Von
Robinson & His Own Universe | Jostle
It!#¢
Independent
Review by Peter Aaron
The debut EP by Brooklyn-to-Wappingers Falls
transplants Von Robinson & His Own Universe is so deceptively
un-weird that it is, in fact, totally and extremely weird.
The five beyond-unabashed pop tracks on Jostle It!#¢
are smothered with enough sugar to fill the Marshmallow Fluff
factory, but Robinson’s lyrics, pregnant with brainy
and surreal political protest, don’t even begin to register
until the third or fourth spin.
Aurally this is quirky, orchestrated, Farfisa-fueled
bubblegum that pulls from Squeeze, early Elvis Costello, Burt
Bacharach, and the Beach Boys; it makes perfect sense that
the band has a cut on a recent Elephant 6 Recordings compilation,
since that label’s pysch-pop acts (Apples in Stereo,
Neutral Milk Hotel, Olivia Tremor Control) figure heavily
into the sound as well.
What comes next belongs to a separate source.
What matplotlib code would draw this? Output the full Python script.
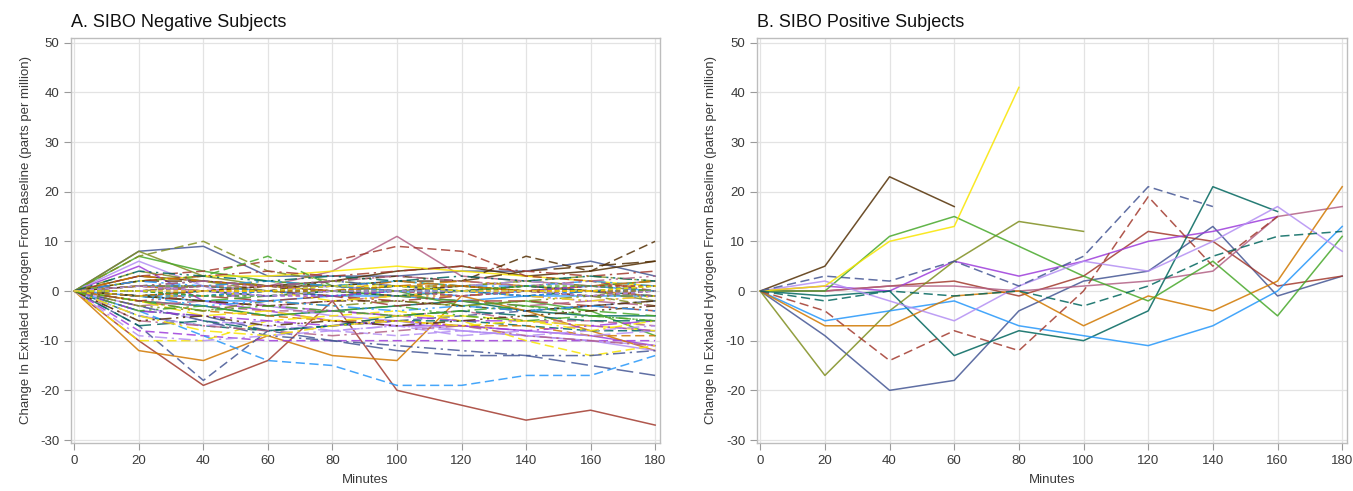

But the words are another cartoon
animal entirely. The Indiana-bred Robinson claims fellow Hoosier
Kurt Vonnegut as a chief lyrical muse, and even quotes the
late genius in the anti-military/industrial bon-bon mot “Satellites
and Totem Poles.” It takes an oddly subversive pop record
to get one hum-singing along to lines like “We’re
one flipping lovely gang / eating velvet and we /
write it off as business or charity / if we happen
to discuss God or poverty / Beware the moat around
our circle of empathy” (from “Xxxtraordinary
Rendition”).
What is it they say about catching more flies
with sugar than salt? Still not exactly sure why anyone would
want to catch those darn flies, but whatever: Robinson’s
sticky-sweet popaganda lemming trap is a clever one indeed.